If you think they will, I also ask, what language that looks like this has ever been used mainstream? Or even in a hacker community? Brainfuck and golf languages are used by a very, very small niche. Regex is probably the most similar, but you only need to learn like 4 symbols to be useful (. * + \). And that hasn't caught on in the average excel user's repertoire.

I really wish something like this would exist and be useful because I share the exact same gripes as the author.



Original author here. Kap is inspired by APL which was very popular back in the day (70's and 80's), and has remained popular within certain segments. There is still enough interest in it to support at least one conference.

There is also J, which is used in real businesses. And K and Q are array languages that is popular in finance.
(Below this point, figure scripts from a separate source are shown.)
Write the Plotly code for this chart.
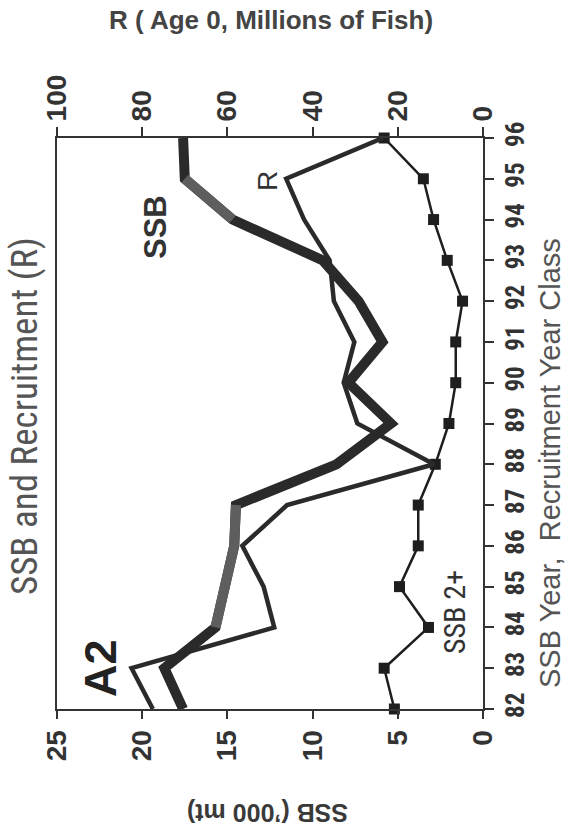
import plotly.graph_objects as go

# ---- data ----
years = [82, 83, 84, 85, 86, 87, 88, 89, 90, 91, 92, 93, 94, 95, 96]
ssb = [17.6, 18.7, 15.7, 15.1, 14.6, 14.5, 8.6, 5.4, 7.9, 5.9, 7.3, 9.4, 14.7, 17.5, 17.6]
recruit = [77.5, 82.5, 49.0, 51.5, 56.5, 46.0, 11.5, 29.5, 32.7, 30.2, 35.0, 36.0, 42.0, 46.2, 23.5]
ssb2plus = [5.2, 5.8, 3.2, 4.9, 3.8, 3.8, 2.8, 2.0, 1.6, 1.6, 1.2, 2.1, 2.9, 3.5, 5.8]
ssb_ticks = [0, 5, 10, 15, 20, 25]
r_ticks = [0, 20, 40, 60, 80, 100]
year_labels = [str(y) for y in years]

W, H = 569, 838
L, R_, T, B = 57, 86, 138, 129
PW, PH = W - L - R_, H - T - B

def px(x, y):
    return (x - L) / PW, (H - B - y) / PH

NARROW = "Liberation Sans Narrow, Arial Narrow, Roboto Condensed, DejaVu Sans Condensed, sans-serif"
SANS = "Liberation Sans, Arial, Helvetica, sans-serif"
DARK = "#2a2a2a"
GRAY = "#5e5e5e"

fig = go.Figure()

# thick SSB line
fig.add_trace(go.Scatter(x=ssb, y=years, mode="lines", line=dict(color=DARK, width=10),
                         xaxis="x", yaxis="y", cliponaxis=False, showlegend=False))
# lighter scanned portions of SSB line
fig.add_trace(go.Scatter(x=ssb[2:6], y=years[2:6], mode="lines", line=dict(color=GRAY, width=10),
                         xaxis="x", yaxis="y", cliponaxis=False, showlegend=False))
fig.add_trace(go.Scatter(x=ssb[12:14], y=years[12:14], mode="lines", line=dict(color=GRAY, width=10),
                         xaxis="x", yaxis="y", cliponaxis=False, showlegend=False))
# R line (top axis)
fig.add_trace(go.Scatter(x=recruit, y=years, mode="lines", line=dict(color=DARK, width=4.5),
                         xaxis="x2", yaxis="y", cliponaxis=False, showlegend=False))
# SSB 2+
fig.add_trace(go.Scatter(x=ssb2plus, y=years, mode="lines+markers",
                         line=dict(color="#1e1e1e", width=2.5),
                         marker=dict(symbol="square", size=11, color="#1e1e1e"),
                         xaxis="x", yaxis="y", cliponaxis=False, showlegend=False))

axis_common = dict(showgrid=False, zeroline=False, showline=True, linewidth=2, linecolor="#333",
                   ticks="outside", tickwidth=2, tickcolor="#333")

fig.update_layout(
    width=W, height=H,
    margin=dict(l=L, r=R_, t=T, b=B),
    paper_bgcolor="white", plot_bgcolor="white",
    xaxis=dict(range=[25, 0], tickvals=ssb_ticks, tickangle=-90, ticklen=8,
               tickfont=dict(family=SANS, size=28, color="#333", weight="bold"), **axis_common),
    xaxis2=dict(range=[100, 0], tickvals=r_ticks, tickangle=-90, ticklen=9, side="top",
                overlaying="x", tickfont=dict(family=SANS, size=28, color="#333", weight="bold"),
                **axis_common),
    yaxis=dict(range=[82, 96], tickvals=years, ticktext=year_labels, side="right", mirror=True,
               tickangle=-90, ticklen=9,
               tickfont=dict(family=NARROW, size=25, color="#333", weight="bold"), **axis_common),
)

def ann(text, x, y, size, angle=-90, family=NARROW, color="#444", bold=True):
    ax, ay = px(x, y)
    fig.add_annotation(text=text, x=ax, y=ay, xref="paper", yref="paper", showarrow=False,
                       textangle=angle, xanchor="center", yanchor="middle",
                       font=dict(family=family, size=size, color=color,
                                 weight="bold" if bold else "normal"))

ann("R ( Age 0, Millions of Fish)", 271, 20, 26, angle=0, family=SANS, color="#444")
ann("SSB and Recruitment (R)", 24, 416, 37, color="#555", bold=False)
ann("SSB Year,  Recruitment Year Class", 550, 463, 29, family=SANS, color="#555", bold=False)
ann("SSB (’000 mt)", 268, 813, 25, angle=180, family=SANS, color="#3a3a3a")
ann("A2", 100, 668, 45, family=SANS, color="#222")
ann("SSB", 155, 227, 31, family=SANS, color="#333")
ann("R", 267, 181, 28, family=SANS, color="#333", bold=False)
ann("SSB 2+", 454, 612, 30, color="#333", bold=False)

fig.write_html("out.html")
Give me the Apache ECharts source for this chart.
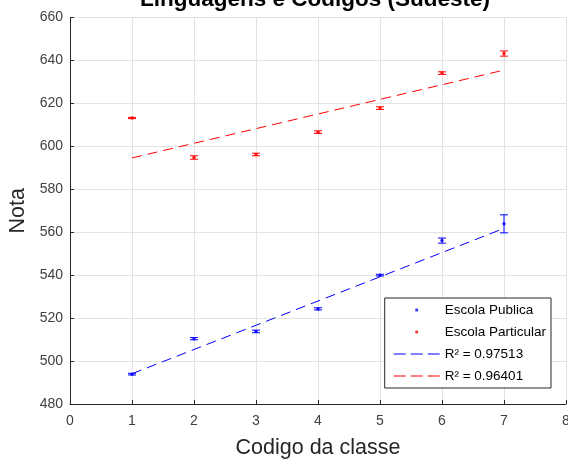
<!DOCTYPE html>
<html>
<head>
<meta charset="utf-8">
<script src="https://cdn.jsdelivr.net/npm/echarts@6/dist/echarts.min.js"></script>
<style>html,body{margin:0;padding:0;background:#fff;}#c{width:568px;height:459px;}</style>
</head>
<body>
<div id="c"></div>
<script>
// ---- data ----
const titleText = 'Linguagens e Codigos (Sudeste)';
const xName = 'Codigo da classe';
const yName = 'Nota';
const classCodes = [1, 2, 3, 4, 5, 6, 7];
const publicaMean = [493.9, 510.4, 513.8, 524.3, 540.0, 556.1, 563.9];
const publicaErr = [0.4, 0.5, 0.6, 0.5, 0.4, 1.2, 4.2];
const particularMean = [613.2, 594.8, 596.2, 606.6, 617.8, 634.1, 643.2];
const particularErr = [0.3, 0.8, 0.6, 0.6, 0.6, 0.6, 1.2];
const fitX = [1, 7];
const fitPublica = [494.1, 561.8];
const fitParticular = [594.6, 635.5];
const seriesNames = ['Escola Publica', 'Escola Particular', 'R² = 0.97513', 'R² = 0.96401'];
const xTicks = [0, 8, 1];
const yTicks = [480, 660, 20];

const BLUE = '#0000ff', RED = '#ff0000';
const FONT = 'Liberation Sans, Arial, Helvetica, sans-serif';

function pairs(xs, ys) { return xs.map((x, i) => [x, ys[i]]); }
function errData(xs, m, e) { return xs.map((x, i) => [x, m[i] - e[i], m[i] + e[i]]); }

function errRender(color) {
  return function (params, api) {
    const x = api.value(0), lo = api.value(1), hi = api.value(2);
    const a = api.coord([x, lo]), b = api.coord([x, hi]);
    const w = 4;
    const style = { stroke: color, lineWidth: 1, fill: null };
    return {
      type: 'group',
      children: [
        { type: 'line', shape: { x1: a[0], y1: a[1], x2: b[0], y2: b[1] }, style },
        { type: 'line', shape: { x1: a[0] - w, y1: a[1], x2: a[0] + w, y2: a[1] }, style },
        { type: 'line', shape: { x1: b[0] - w, y1: b[1], x2: b[0] + w, y2: b[1] }, style }
      ]
    };
  };
}

// legend icons (bounding points keep the icon box at full item size)
const dotIcon = 'path://M0,0 M46,0 M0,12 M46,12 M21.6,4.6 L24.4,4.6 L24.4,7.4 L21.6,7.4 Z';
const dashIcon = 'path://M0,0 M46,0 M0,12 M46,12 M0,5.5 L12,5.5 L12,6.5 L0,6.5 Z M17,5.5 L29,5.5 L29,6.5 L17,6.5 Z M34,5.5 L46,5.5 L46,6.5 L34,6.5 Z';

const chart = echarts.init(document.getElementById('c'), null, { renderer: 'canvas' });
chart.setOption({
  animation: false,
  backgroundColor: '#fff',
  textStyle: { fontFamily: FONT },
  title: {
    text: titleText,
    left: 315, textAlign: 'center',
    top: -12, padding: 0,
    textStyle: { fontSize: 22.5, fontWeight: 'bold', color: '#000', fontFamily: FONT }
  },
  grid: { left: 70, right: 2, top: 17.5, bottom: 55, containLabel: false, outerBoundsMode: 'none' },
  xAxis: {
    type: 'value', min: xTicks[0], max: xTicks[1], interval: xTicks[2],
    name: xName, nameLocation: 'middle', nameGap: 33,
    nameTextStyle: { fontSize: 21.5, color: '#262626', fontFamily: FONT },
    axisLine: { show: true, onZero: false, lineStyle: { color: '#262626', width: 1 } },
    axisTick: { show: true, inside: true, length: 4, lineStyle: { color: '#262626' } },
    axisLabel: { fontSize: 14, color: '#404040', margin: 10, fontFamily: FONT },
    splitLine: { show: true, lineStyle: { color: '#e3e3e3', width: 1 } }
  },
  yAxis: {
    type: 'value', min: yTicks[0], max: yTicks[1], interval: yTicks[2],
    name: yName, nameLocation: 'middle', nameGap: 37, nameRotate: 90,
    nameTextStyle: { fontSize: 21.5, color: '#262626', fontFamily: FONT },
    axisLine: { show: true, onZero: false, lineStyle: { color: '#262626', width: 1 } },
    axisTick: { show: true, inside: true, length: 4, lineStyle: { color: '#262626' } },
    axisLabel: { fontSize: 14, color: '#404040', margin: 7, fontFamily: FONT },
    splitLine: { show: true, lineStyle: { color: '#e3e3e3', width: 1 } }
  },
  legend: {
    orient: 'vertical',
    right: 17, bottom: 71,
    data: [
      { name: seriesNames[0], icon: dotIcon },
      { name: seriesNames[1], icon: dotIcon },
      { name: seriesNames[2], icon: dashIcon },
      { name: seriesNames[3], icon: dashIcon }
    ],
    itemWidth: 46, itemHeight: 12, itemGap: 8,
    padding: [5, 5, 5, 9],
    borderColor: '#262626', borderWidth: 1,
    backgroundColor: '#fff',
    textStyle: { fontSize: 13.5, color: '#000', fontFamily: FONT }
  },
  series: [
    {
      name: seriesNames[0], type: 'scatter', symbol: 'circle', symbolSize: 3.5,
      itemStyle: { color: BLUE }, data: pairs(classCodes, publicaMean), z: 5
    },
    {
      name: seriesNames[1], type: 'scatter', symbol: 'circle', symbolSize: 3.5,
      itemStyle: { color: RED }, data: pairs(classCodes, particularMean), z: 5
    },
    {
      name: seriesNames[2], type: 'line', symbol: 'none', showSymbol: false,
      lineStyle: { color: BLUE, width: 1, type: [10, 6] }, itemStyle: { color: BLUE },
      data: pairs(fitX, fitPublica), z: 3
    },
    {
      name: seriesNames[3], type: 'line', symbol: 'none', showSymbol: false,
      lineStyle: { color: RED, width: 1, type: [10, 6] }, itemStyle: { color: RED },
      data: pairs(fitX, fitParticular), z: 3
    },
    {
      name: 'errPublica', type: 'custom', renderItem: errRender(BLUE),
      data: errData(classCodes, publicaMean, publicaErr), z: 4, encode: { x: 0, y: [1, 2] }
    },
    {
      name: 'errParticular', type: 'custom', renderItem: errRender(RED),
      data: errData(classCodes, particularMean, particularErr), z: 4, encode: { x: 0, y: [1, 2] }
    }
  ]
});
</script>
</body>
</html>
Kap takes the good ideas of APL, as well as its basic syntax, and attempts to combine that with good ideas from other languages, mainly Lisp. I personally use it as the go-to language to solve problems that most people would use Excel to solve, so clearly it's working for one person.

While Kap can be used as an Excel alternative for some subset of of problems, I have no expectation that the average Excel user will switch to it. Instead, I'm trying to adapt some of the nice user interface ideas of a spreadsheet (editing and formatting) while keeping the rest as a regular language. I also want to ensure it's easy to integrate with spreadsheets (copy&paste between Kap and Excel for example, there is also initial work done to have a realtime link with a running spreadsheet).